The Reality of Agricultural Drones in India: Hardware Specs vs Market Hype

The Reality of Agricultural Drones in India

The agricultural landscape in India is undergoing a significant technological shift, driven by the urgent need to optimize input costs and reduce labor dependency. Agricultural drones, specifically designed for spraying fertilizers and pesticides, represent a substantial portion of the commercial Unmanned Aerial Systems (UAS) market. However, the distinction between manufactured hardware and conceptual announcements remains blurred in broader media coverage. At RobotWale, we grade claims based on shipping hardware first, pilot deployments second, and announcements last. This article evaluates the current state of agri-drones in India, focusing on established hardware like the DJI Agras series and the operational models of Indian manufacturers such as Garuda Aerospace.
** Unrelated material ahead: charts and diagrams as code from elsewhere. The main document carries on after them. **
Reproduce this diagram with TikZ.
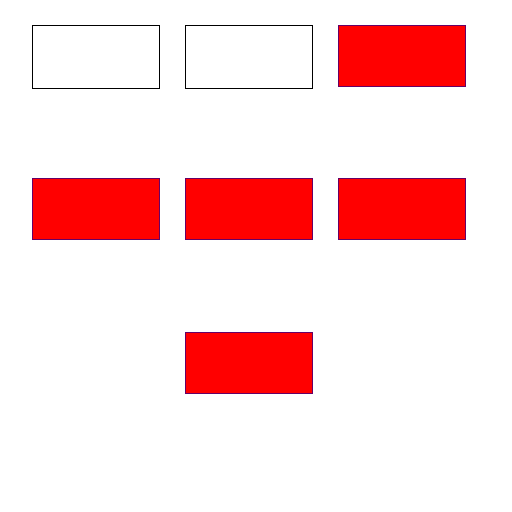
\documentclass[tikz,border=0pt]{standalone}
\usepackage{tikz}
\usetikzlibrary{positioning}

\begin{document}
\begin{tikzpicture}[
    plainbox/.style={rectangle, draw=black, fill=white, minimum width=2.54cm, minimum height=1.26cm},
    redbox/.style={rectangle, draw=blue!50!red!80!black, fill=red, minimum width=2.54cm, minimum height=1.22cm}]
    \useasboundingbox (0,0) rectangle (10.24,-10.24);
    % top row
    \node[plainbox, anchor=north west] (topleft) at (0.646,-0.506) {};
    \node[plainbox, right=0.5cm of topleft] (topmid) {};
    \node[redbox, right=0.5cm of topmid.north east, anchor=north west] (topright) {};
    % middle row
    \node[redbox, below=1.77cm of topleft] (midleft) {};
    \node[redbox, right=0.5cm of midleft] (midmid) {};
    \node[redbox, right=0.5cm of midmid] (midright) {};
    % bottom row
    \node[redbox, below=1.85cm of midmid] (botmid) {};
\end{tikzpicture}
\end{document}
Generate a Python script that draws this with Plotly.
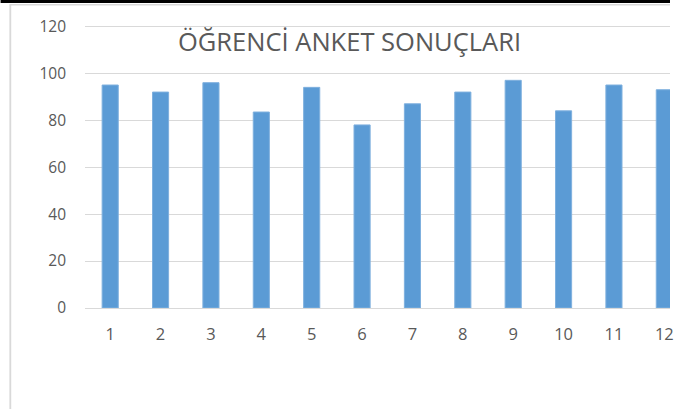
import plotly.graph_objects as go

categories = ["1", "2", "3", "4", "5", "6", "7", "8", "9", "10", "11", "12"]
values = [95, 92, 96, 83.5, 94, 78, 87, 92, 97, 84, 95, 93]
y_ticks = [0, 20, 40, 60, 80, 100, 120]
title_text = "ÖĞRENCİ ANKET SONUÇLARI"

W, H = 674, 409
ML, MR, MT, MB = 85, 0, 24, 101
pw = W - ML - MR
ph = H - MT - MB
Y_TOP = 121

def px_x(px):
    return (px - ML) / pw

def px_y(py):
    return (H - MB - py) / ph

fig = go.Figure(go.Bar(
    x=list(range(1, len(categories) + 1)),
    y=values,
    width=0.32,
    marker=dict(color="#5B9BD5", line=dict(color="#7FB0DE", width=1)),
))

font_family = "Open Sans, DejaVu Sans, sans-serif"
gray = "#595959"

fig.update_layout(
    width=W, height=H,
    margin=dict(l=ML, r=MR, t=MT, b=MB),
    paper_bgcolor="white", plot_bgcolor="white",
    showlegend=False,
    font=dict(family=font_family, color=gray, size=15),
    xaxis=dict(
        range=[0.5, 0.5 + pw / 50.72],
        tickmode="array",
        tickvals=list(range(1, len(categories) + 1)),
        ticktext=categories,
        showgrid=False, zeroline=False,
        showline=True, linecolor="#D9D9D9", linewidth=1,
        ticks="", ticklabelstandoff=11,
        ticklabeloverflow="allow",
        tickfont=dict(size=16.5, color=gray),
    ),
    yaxis=dict(
        range=[0, Y_TOP],
        tickmode="array",
        tickvals=y_ticks,
        ticktext=[str(v) for v in y_ticks],
        showgrid=True, gridcolor="#D9D9D9", gridwidth=1,
        zeroline=False, showline=False,
        ticks="", ticklabelstandoff=18,
        tickfont=dict(size=15.5, color=gray),
    ),
    annotations=[dict(
        text=title_text, xref="paper", yref="paper",
        x=px_x(351.5), y=px_y(41), xanchor="center", yanchor="middle",
        showarrow=False, font=dict(size=25.5, color=gray, family=font_family),
    )],
    shapes=[
        dict(type="rect", xref="paper", yref="paper",
             x0=px_x(0), x1=px_x(W), y0=px_y(3), y1=px_y(0),
             fillcolor="black", line=dict(width=0), layer="above"),
        dict(type="line", xref="paper", yref="paper",
             x0=px_x(9), x1=px_x(W), y0=px_y(4.8), y1=px_y(4.8),
             line=dict(color="#D9D9D9", width=1.5), layer="above"),
        dict(type="line", xref="paper", yref="paper",
             x0=px_x(9.8), x1=px_x(9.8), y0=px_y(4.8), y1=px_y(H),
             line=dict(color="#D9D9D9", width=1.8), layer="above"),
    ],
)

fig.write_html(
    "out.html",
    config={"displayModeBar": False},
    post_script="document.body.style.margin='0px';",
)
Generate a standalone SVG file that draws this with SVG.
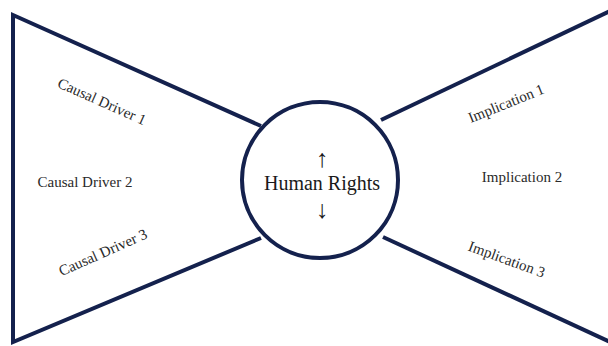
<svg xmlns="http://www.w3.org/2000/svg" width="608" height="346" viewBox="0 0 608 346">
<style>
.ln{fill:none;stroke:#14214d;stroke-width:4;stroke-linejoin:miter;stroke-linecap:butt}
.t{font-family:"Liberation Serif","Times New Roman",serif;font-size:15px;fill:#2a2a2a;text-anchor:middle}
.big{font-family:"Liberation Serif","Times New Roman",serif;font-size:20px;fill:#1a1a1a;text-anchor:middle}
.ar{font-family:"Liberation Serif","Times New Roman",serif;font-size:25px;fill:#1a1a1a;text-anchor:middle}
</style>
<rect width="608" height="346" fill="#fff"/>
<g id="connectors">
<polyline class="ln" points="261,126 13,15 13,342 261,238"/>
<polyline class="ln" points="381,120 610,11"/>
<polyline class="ln" points="383,237 610,342"/>
</g>
<g id="hub">
<circle class="ln" cx="320" cy="180" r="78" fill="#fff"/>
<text class="big" x="322" y="190">Human Rights</text>
<text class="ar" x="322" y="167">↑</text>
<text class="ar" x="322" y="218">↓</text>
</g>
<g id="driver1"><text class="t" transform="translate(100,106) rotate(24)">Causal Driver 1</text></g>
<g id="driver2"><text class="t" x="85" y="187">Causal Driver 2</text></g>
<g id="driver3"><text class="t" transform="translate(105,257) rotate(-24)">Causal Driver 3</text></g>
<g id="impl1"><text class="t" transform="translate(508,108) rotate(-22)">Implication 1</text></g>
<g id="impl2"><text class="t" x="522" y="182">Implication 2</text></g>
<g id="impl3"><text class="t" transform="translate(505,264) rotate(20)">Implication 3</text></g>
</svg>
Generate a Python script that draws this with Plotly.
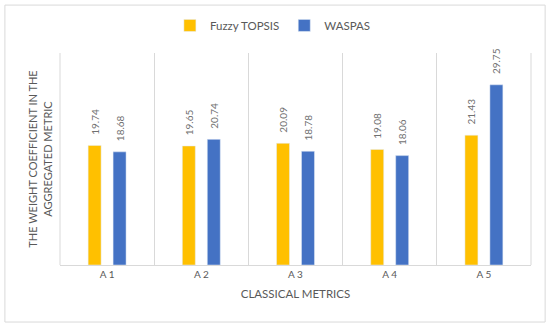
import plotly.graph_objects as go

categories = ["A 1", "A 2", "A 3", "A 4", "A 5"]
fuzzy_topsis = [19.74, 19.65, 20.09, 19.08, 21.43]
waspas = [18.68, 20.74, 18.78, 18.06, 29.75]

font_family = "Lato, Open Sans, sans-serif"
gray_text = "#595959"
label_gray = "#707070"
pad = "\u00a0\u00a0\u00a0"

fig = go.Figure()
fig.add_trace(go.Bar(
    x=categories, y=fuzzy_topsis, name="Fuzzy TOPSIS",
    marker_color="#FFC000",
    text=[pad + f"{v:.2f}" for v in fuzzy_topsis], textposition="outside",
    textangle=-90, textfont=dict(size=10, color=label_gray, family=font_family),
    cliponaxis=False,
))
fig.add_trace(go.Bar(
    x=categories, y=waspas, name="WASPAS",
    marker_color="#4472C4",
    text=[pad + f"{v:.2f}" for v in waspas], textposition="outside",
    textangle=-90, textfont=dict(size=10, color=label_gray, family=font_family),
    cliponaxis=False,
))

fig.update_layout(
    width=550, height=333,
    margin=dict(l=60, r=19, t=53, b=68, autoexpand=False),
    paper_bgcolor="white", plot_bgcolor="white",
    barmode="group", bargap=0.47, bargroupgap=0.48,
    font=dict(family=font_family, color=gray_text),
    uniformtext=dict(minsize=10, mode="show"),
    legend=dict(orientation="h", x=0.452, xanchor="center", y=1.13, yanchor="middle",
                bgcolor="rgba(0,0,0,0)",
                font=dict(size=11.5, color=gray_text),
                itemwidth=30, traceorder="normal"),
    xaxis=dict(
        automargin=False,
        tickson="boundaries", showgrid=True, gridcolor="#D9D9D9", gridwidth=1,
        showline=True, linecolor="#D9D9D9", ticks="",
        tickfont=dict(size=10, color=gray_text),
        title=dict(text="CLASSICAL METRICS", font=dict(size=11.5, color=gray_text), standoff=10),
    ),
    yaxis=dict(
        automargin=False,
        range=[0, 35], showgrid=False, showticklabels=False, zeroline=False,
        showline=False, ticks="",
        title=dict(text="THE WEIGHT COEFFICIENT IN THE<br>AGGREGATED METRIC",
                   font=dict(size=11, color=gray_text), standoff=4),
    ),
    shapes=[
        dict(type="rect", xref="paper", yref="paper", x0=-0.117, x1=1.03, y0=-0.269, y1=1.226,
             line=dict(color="#D9D9D9", width=1), layer="below"),
        dict(type="line", xref="paper", yref="paper", x0=0, x1=0, y0=0, y1=1,
             line=dict(color="#D9D9D9", width=1), layer="below"),
        dict(type="line", xref="paper", yref="paper", x0=1, x1=1, y0=0, y1=1,
             line=dict(color="#D9D9D9", width=1), layer="below"),
    ],
)

fig.write_html("out.html", config={"displayModeBar": False},
               post_script="document.body.style.margin='0';")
Hardware First: The DJI Agras Ecosystem

When assessing the Indian agri-drone market, DJI Agricultural Products cannot be ignored. The company's Agras series has established a dominant foothold in the subcontinent, largely due to its proven reliability and service network. The flagship Agras T30 is a leading candidate for heavy-duty spraying. It features a maximum takeoff weight of 37kg and carries a 40-liter payload capacity. The flight time is rated at approximately 10 minutes under standard conditions, utilizing a 10.6kWh battery system. The T30 also integrates a radar system for obstacle avoidance, a critical feature for operation in complex rural environments where trees and power lines are prevalent.

More recently, the DJI Agras T40 has entered the conversation. This model offers an increased payload of 50kg and a 60-liter liquid capacity. It introduces a dual-spray system that allows for higher precision application rates. While marketing materials often suggest a significant leap in efficiency, the practical deployment requires understanding the ground infrastructure. In India, the landed cost for a DJI Agras T30 typically ranges between INR 12 lakh and INR 15 lakh, depending on the distributor and import duties. The T40 commands a higher premium, often exceeding INR 18 lakh before subsidies.

DJI has maintained a consistent supply chain in India, ensuring that spare parts and service centers are available in major agricultural states such as Punjab, Haryana, and Maharashtra. This logistical support is a primary factor in its market share. Competitors often struggle with after-sales service, which is vital for maintenance-intensive hardware like spraying drones that operate in corrosive chemical environments. The service network allows for rapid turnaround, which is essential during peak sowing and harvesting seasons when downtime directly impacts yield.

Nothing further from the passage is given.